Given data ::
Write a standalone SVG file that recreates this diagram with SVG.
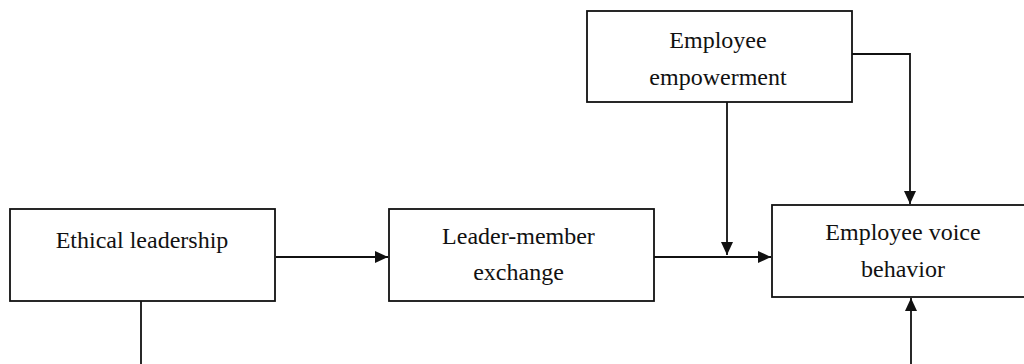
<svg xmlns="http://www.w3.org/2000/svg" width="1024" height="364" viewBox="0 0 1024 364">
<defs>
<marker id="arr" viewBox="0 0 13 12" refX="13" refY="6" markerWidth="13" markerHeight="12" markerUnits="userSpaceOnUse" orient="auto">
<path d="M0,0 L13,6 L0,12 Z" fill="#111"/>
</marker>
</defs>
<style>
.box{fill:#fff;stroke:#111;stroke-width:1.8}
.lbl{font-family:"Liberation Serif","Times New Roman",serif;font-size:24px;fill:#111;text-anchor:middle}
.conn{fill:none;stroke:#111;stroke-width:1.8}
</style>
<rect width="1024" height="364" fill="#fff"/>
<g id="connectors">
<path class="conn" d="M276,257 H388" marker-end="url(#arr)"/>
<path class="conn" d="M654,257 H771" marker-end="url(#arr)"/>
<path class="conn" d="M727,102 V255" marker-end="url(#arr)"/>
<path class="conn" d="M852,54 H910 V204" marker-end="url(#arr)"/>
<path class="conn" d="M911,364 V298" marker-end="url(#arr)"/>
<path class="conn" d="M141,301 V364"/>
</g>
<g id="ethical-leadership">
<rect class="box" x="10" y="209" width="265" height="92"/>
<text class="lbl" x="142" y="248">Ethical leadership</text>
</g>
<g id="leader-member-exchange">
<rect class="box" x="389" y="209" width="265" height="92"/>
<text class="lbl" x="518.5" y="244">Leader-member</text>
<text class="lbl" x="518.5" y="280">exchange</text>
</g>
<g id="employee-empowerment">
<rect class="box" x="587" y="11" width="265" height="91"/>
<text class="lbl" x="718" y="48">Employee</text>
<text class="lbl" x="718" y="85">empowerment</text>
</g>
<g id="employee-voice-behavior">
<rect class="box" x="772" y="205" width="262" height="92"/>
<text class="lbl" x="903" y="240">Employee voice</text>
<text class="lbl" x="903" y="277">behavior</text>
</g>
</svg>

Exercise objective ::
Set the pictures aside and transcribe the data above exactly.

Response ::
Write a standalone SVG file that recreates this diagram with SVG.
<svg xmlns="http://www.w3.org/2000/svg" width="1024" height="364" viewBox="0 0 1024 364">
<defs>
<marker id="arr" viewBox="0 0 13 12" refX="13" refY="6" markerWidth="13" markerHeight="12" markerUnits="userSpaceOnUse" orient="auto">
<path d="M0,0 L13,6 L0,12 Z" fill="#111"/>
</marker>
</defs>
<style>
.box{fill:#fff;stroke:#111;stroke-width:1.8}
.lbl{font-family:"Liberation Serif","Times New Roman",serif;font-size:24px;fill:#111;text-anchor:middle}
.conn{fill:none;stroke:#111;stroke-width:1.8}
</style>
<rect width="1024" height="364" fill="#fff"/>
<g id="connectors">
<path class="conn" d="M276,257 H388" marker-end="url(#arr)"/>
<path class="conn" d="M654,257 H771" marker-end="url(#arr)"/>
<path class="conn" d="M727,102 V255" marker-end="url(#arr)"/>
<path class="conn" d="M852,54 H910 V204" marker-end="url(#arr)"/>
<path class="conn" d="M911,364 V298" marker-end="url(#arr)"/>
<path class="conn" d="M141,301 V364"/>
</g>
<g id="ethical-leadership">
<rect class="box" x="10" y="209" width="265" height="92"/>
<text class="lbl" x="142" y="248">Ethical leadership</text>
</g>
<g id="leader-member-exchange">
<rect class="box" x="389" y="209" width="265" height="92"/>
<text class="lbl" x="518.5" y="244">Leader-member</text>
<text class="lbl" x="518.5" y="280">exchange</text>
</g>
<g id="employee-empowerment">
<rect class="box" x="587" y="11" width="265" height="91"/>
<text class="lbl" x="718" y="48">Employee</text>
<text class="lbl" x="718" y="85">empowerment</text>
</g>
<g id="employee-voice-behavior">
<rect class="box" x="772" y="205" width="262" height="92"/>
<text class="lbl" x="903" y="240">Employee voice</text>
<text class="lbl" x="903" y="277">behavior</text>
</g>
</svg>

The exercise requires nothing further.